Before the ships resume operations, Seitz said she is most concerned about them having the right pollution-prevention equipment, critical environmental spare parts, staffing, voyage planning software, and vetting of waste vendors on shore, all things the company has struggled to maintain in compliance during its years on probation. Outdated equipment has caused plastic to go overboard, and faulty voyage planning has caused ships to repeatedly dump sewage and other pollutants into protected marine areas in violation of national and international laws.
“Do I want to get down and look at every single nut and bolt? No,” Seitz said. “But the items I have listed … are areas that need to be addressed because they go to the heart of the repetitive issues that this company has had that has led to compliance issues.”
In June, the company submitted a plan to the court privately — “marked as confidential business information,” according to court documents — of how it planned to tackle some of these issues while cruises remain canceled because of the COVID-19 pandemic.

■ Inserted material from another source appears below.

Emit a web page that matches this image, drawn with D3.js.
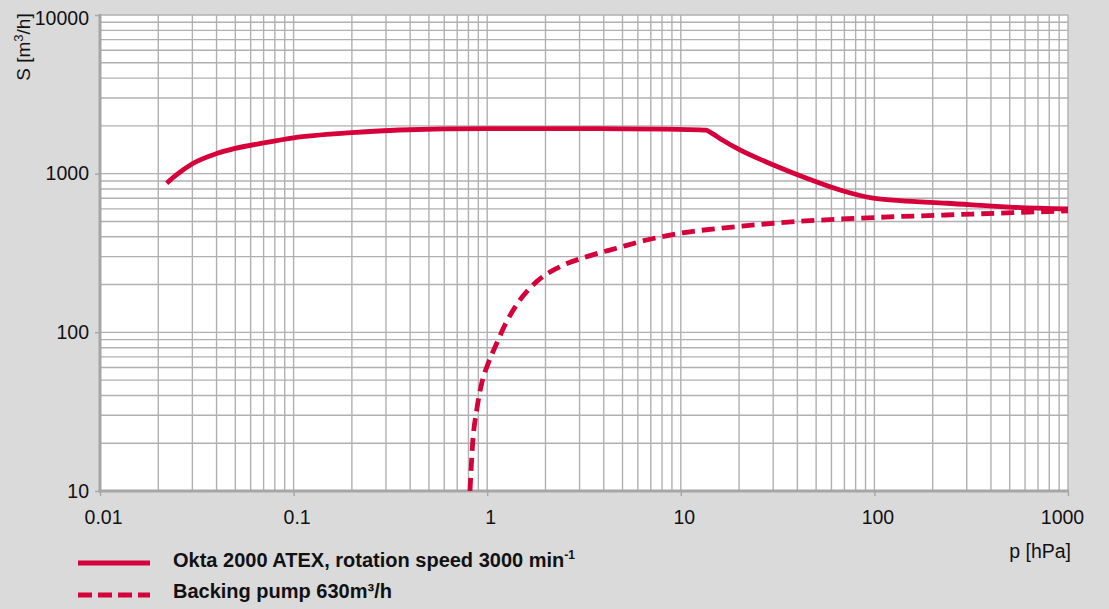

On Friday, CEO Donald said it was not the company’s intention to have all of those items fixed by the time it resumed cruises.
“Obviously we want to honor what we said in the pause priority plan,” he said. “The way it was written, it wasn’t written to say every single item will be done at the resumption of cruises. There are so many variables here.”
Some ships have as many as 700 maintenance items that need to be addressed, the third-party auditor told the court on Friday.
The company is also struggling to shore up its internal investigation department, which has been leaderless since June 1 when the company let go of Sandra Rowlett, who joined in September 2019 from the National Transportation Safety Board. Last month, it appointed Peter Hutchinson, formerly an executive with Carnival UK, to the position.
Prosecutor Richard Udell from the Department of Justice environmental crimes section raised concern about two of the incidents in Hutchinson’s queue: an allegation that the company’s investigations are influenced by one of its executives, Chief Maritime Officer Bill Burke, and an allegation that Burke continues to perpetuate a blame culture. Both are being handled by an outside lawyer, according to court documents filed by the company.
In addition, Seitz said she is aware of the company’s investigation into a “a magic pipe allegation,” she said. Magic pipes are ship systems rigged to bypass pollution prevention equipment so that oil and other wastes can be dumped directly into the ocean.
“Given the serious nature I’ve directed my probation officer to inquire into these allegations,” said Seitz. “We’ll see what comes from these allegations.”
Carnival Corp. spokesperson Roger Frizzell said Burke is among the most respected leaders in the company with a successful track record spanning back to his career in the U.S. Navy.
“As the chief maritime officer for the company, he continues to drive positive change in every element of our operation,” said Frizzell. “Our top priorities are compliance, environmental protection and the health, safety and well-being of our guests and crew, as well as the communities we visit. We continue to make important strides across the board in our compliance initiatives, but this is a journey that never ends for all of us.”
Carnival has already restarted cruises on its Costa Cruises line in Italy and plans to restart its first cruise on its AIDA line in Italy on Saturday. The company plans to restart U.S. cruises from PortMiami and Port Canaveral on Dec. 1.
The next hearing in the case is scheduled for January.